10:57 AM PT: I may have spoken too harshly about the "for profit" motivation of hospitals and our health care system. I've had many hospitals and major health care system corporations as clients, and was impressed that many were leading the way in total quality, learning organization, and systems thinking methodologies, (that I specialized in,) for improving the management at all levels.
Some of this groups are world famous for bringing down the rates of hospital based infections by 80% or more over several years, by aggressive focus and management. Which helps everyone, including their brand image, moral, and bottom line.
My intent was to castigate the Romney-Ryan, and Republican opposition to our ACA, and government based programs for public health, when they have zero alternative except the free market.
So, sorry, if I implied that for-profit hospitals could not, or are not trying their best to reduce infection. Some, including some of my past clients, are among the worlds leader in applying 'six sigma" (standard deviation), and learning organization approaches to this exact problem.
My point is that a whole system problem like this requires a whole system response which government has demonstrated itself to be superior at. And, our Democratic Party, and leaders are better prepared intellectually, and ideological to lead our nation when we confront nationwide, and world-wide problems.
11:09 AM PT: A commenter asked me for a link to the study of a few days ago, linking the early us of antibiotics in infants, to subsequent obesity. Here's one, from yesterday, in WebMD. I'm not saying it's the best, but it has a link to the Journal publications.

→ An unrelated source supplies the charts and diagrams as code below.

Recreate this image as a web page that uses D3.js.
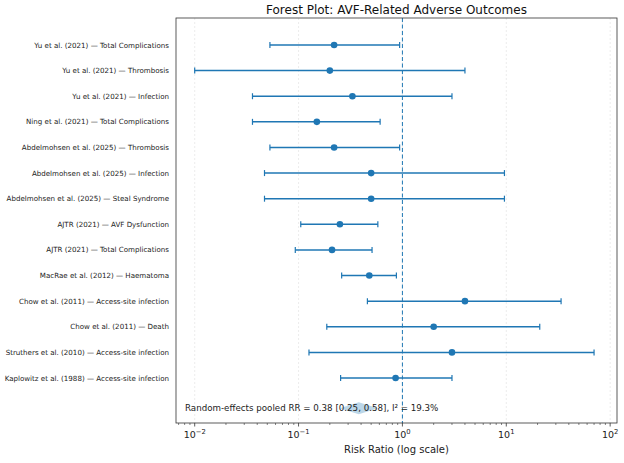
<!DOCTYPE html>
<html><head><meta charset="utf-8">
<script src="https://cdn.jsdelivr.net/npm/d3@7"></script>
<style>body{margin:0;background:#fff}text{font-family:"DejaVu Sans",sans-serif}</style>
</head><body>
<svg id="c" width="624" height="463"></svg>
<script>
var studies = ["Yu et al. (2021) — Total Complications","Yu et al. (2021) — Thrombosis","Yu et al. (2021) — Infection",
  "Ning et al. (2021) — Total Complications","Abdelmohsen et al. (2025) — Thrombosis","Abdelmohsen et al. (2025) — Infection",
  "Abdelmohsen et al. (2025) — Steal Syndrome","AJTR (2021) — AVF Dysfunction","AJTR (2021) — Total Complications",
  "MacRae et al. (2012) — Haematoma","Chow et al. (2011) — Access-site infection","Chow et al. (2011) — Death",
  "Struthers et al. (2010) — Access-site infection","Kaplowitz et al. (1988) — Access-site infection"];
var rr    = [0.22, 0.20, 0.33, 0.15, 0.22, 0.50, 0.50, 0.25, 0.21, 0.48, 4.0, 2.0, 3.0, 0.86];
var lower = [0.053, 0.010, 0.036, 0.036, 0.053, 0.047, 0.047, 0.105, 0.093, 0.26, 0.46, 0.187, 0.126, 0.254];
var upper = [0.94, 4.0, 3.0, 0.61, 0.94, 9.6, 9.6, 0.58, 0.51, 0.875, 33.7, 21, 70, 3.0];
var pooled = {rr: 0.38, lo: 0.25, hi: 0.58, i2: 19.3};
var xTicks = [0.01, 0.1, 1, 10, 100];

var svg = d3.select("#c");
var L = 176, R = 617, T = 18, B = 423;
var x = d3.scaleLog().domain([Math.pow(10, -2.18), Math.pow(10, 2.066)]).range([L, R]);
var y = d3.scaleLinear().domain([0, 13]).range([45, 378]);
var blue = "#1f77b4";

// grid
svg.selectAll(".g").data(xTicks).enter().append("line")
  .attr("x1", d => x(d)).attr("x2", d => x(d)).attr("y1", T).attr("y2", B)
  .attr("stroke", "#e4e4e4").attr("stroke-width", 0.7).attr("stroke-dasharray", "2,2");

// reference line at 1
svg.append("line").attr("x1", x(1)).attr("x2", x(1)).attr("y1", T).attr("y2", B)
  .attr("stroke", blue).attr("stroke-width", 1).attr("stroke-dasharray", "4,2.5");

var rows = svg.selectAll(".r").data(studies).enter().append("g");
rows.append("line").attr("x1", (d, i) => x(lower[i])).attr("x2", (d, i) => x(upper[i]))
  .attr("y1", (d, i) => y(i)).attr("y2", (d, i) => y(i)).attr("stroke", blue).attr("stroke-width", 1.5);
[lower, upper].forEach(function(arr) {
  rows.append("line").attr("x1", (d, i) => x(arr[i])).attr("x2", (d, i) => x(arr[i]))
    .attr("y1", (d, i) => y(i) - 3).attr("y2", (d, i) => y(i) + 3).attr("stroke", blue).attr("stroke-width", 1.2);
});
rows.append("circle").attr("cx", (d, i) => x(rr[i])).attr("cy", (d, i) => y(i)).attr("r", 3.3).attr("fill", blue);
rows.append("text").attr("x", 169).attr("y", (d, i) => y(i) + 2.5).attr("text-anchor", "end")
  .attr("font-size", 7.1).attr("fill", "#222").text(d => d);

// pooled diamond
var py = y(14.18);
svg.append("path").attr("d", "M" + x(pooled.lo) + "," + py + "L" + x(pooled.rr) + "," + (py - 6) +
  "L" + x(pooled.hi) + "," + py + "L" + x(pooled.rr) + "," + (py + 6) + "Z")
  .attr("fill", blue).attr("fill-opacity", 0.3);
svg.append("text").attr("x", 185).attr("y", py + 3).attr("font-size", 8.7).attr("fill", "#222")
  .text("Random-effects pooled RR = " + pooled.rr.toFixed(2) + " [" + pooled.lo.toFixed(2) + ", " +
    pooled.hi.toFixed(2) + "], I² = " + pooled.i2 + "%");

// frame
svg.append("rect").attr("x", L).attr("y", T).attr("width", R - L).attr("height", B - T)
  .attr("fill", "none").attr("stroke", "#333").attr("stroke-width", 0.8);

// axis
var minors = [];
for (var e = -3; e <= 2; e++) for (var m = 2; m <= 9; m++) {
  var v = m * Math.pow(10, e); if (v >= x.domain()[0] && v <= x.domain()[1]) minors.push(v);
}
svg.selectAll(".mt").data(minors).enter().append("line").attr("x1", d => x(d)).attr("x2", d => x(d))
  .attr("y1", B).attr("y2", B + 2).attr("stroke", "#333").attr("stroke-width", 0.6);
svg.selectAll(".Mt").data(xTicks).enter().append("line").attr("x1", d => x(d)).attr("x2", d => x(d))
  .attr("y1", B).attr("y2", B + 3.5).attr("stroke", "#333").attr("stroke-width", 0.8);
var tl = svg.selectAll(".tl").data(xTicks).enter().append("text").attr("x", d => x(d)).attr("y", B + 15)
  .attr("text-anchor", "middle").attr("font-size", 9.5).attr("fill", "#222");
tl.append("tspan").text("10");
tl.append("tspan").attr("dy", -4).attr("font-size", 6.8).text(d => d3.format("d")(Math.log10(d)).replace("-", "−"));
svg.append("text").attr("x", (L + R) / 2).attr("y", 453).attr("text-anchor", "middle").attr("font-size", 10)
  .attr("fill", "#222").text("Risk Ratio (log scale)");
svg.append("text").attr("x", (L + R) / 2).attr("y", 14).attr("text-anchor", "middle").attr("font-size", 12)
  .attr("fill", "#111").text("Forest Plot: AVF-Related Adverse Outcomes");
</script>
</body></html>
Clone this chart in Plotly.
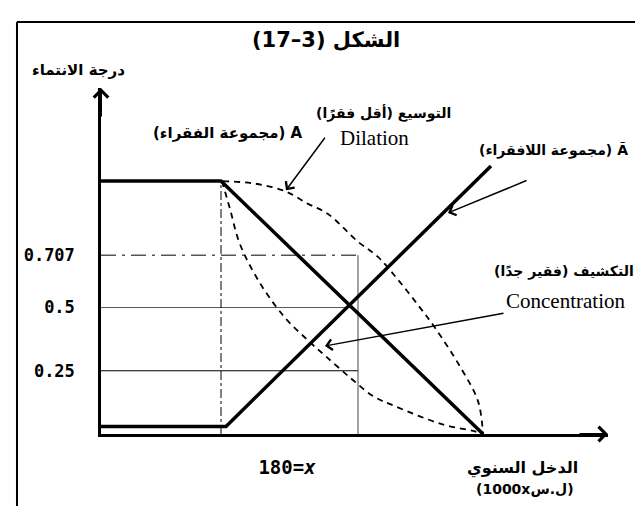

Antibiotic Use in Infants May Raise Obesity Risk
2 Studies Suggest Antibiotics May Play a Role in Weight Gain, Obesity
By Denise Mann
WebMD Health News Reviewed by Louise Chang, MD
Aug. 21, 2012 -- Taken together, two new studies point to a potentially new culprit in the obesity epidemic: antibiotic use.
Antibiotics, especially when taken by infants less than 6 months old, may shift the balance of bacteria in the gut and may set the stage for obesity. The first study, which appears in the International Journal of Obesity, found that infants treated with antibiotics before 6 months of age were 22% more likely to be overweight when they were just over 3 years old.
A related study in mice showed that antibiotics affect gut bacteria involved in digesting nutrients, resulting in increases in fat mass. These findings appear in Nature.
“Typically, we think of obesity as a byproduct of an unhealthy diet and lack of physical activity. This study suggests a broader paradigm,” says Leonardo Trasande, MD. He is an associate professor of pediatrics and environmental medicine at the New York University Langone School of Medicine and a researcher on the first study. “Antibiotic exposures in early life disrupt the flora in our intestines, and that may influence how we absorb calories.”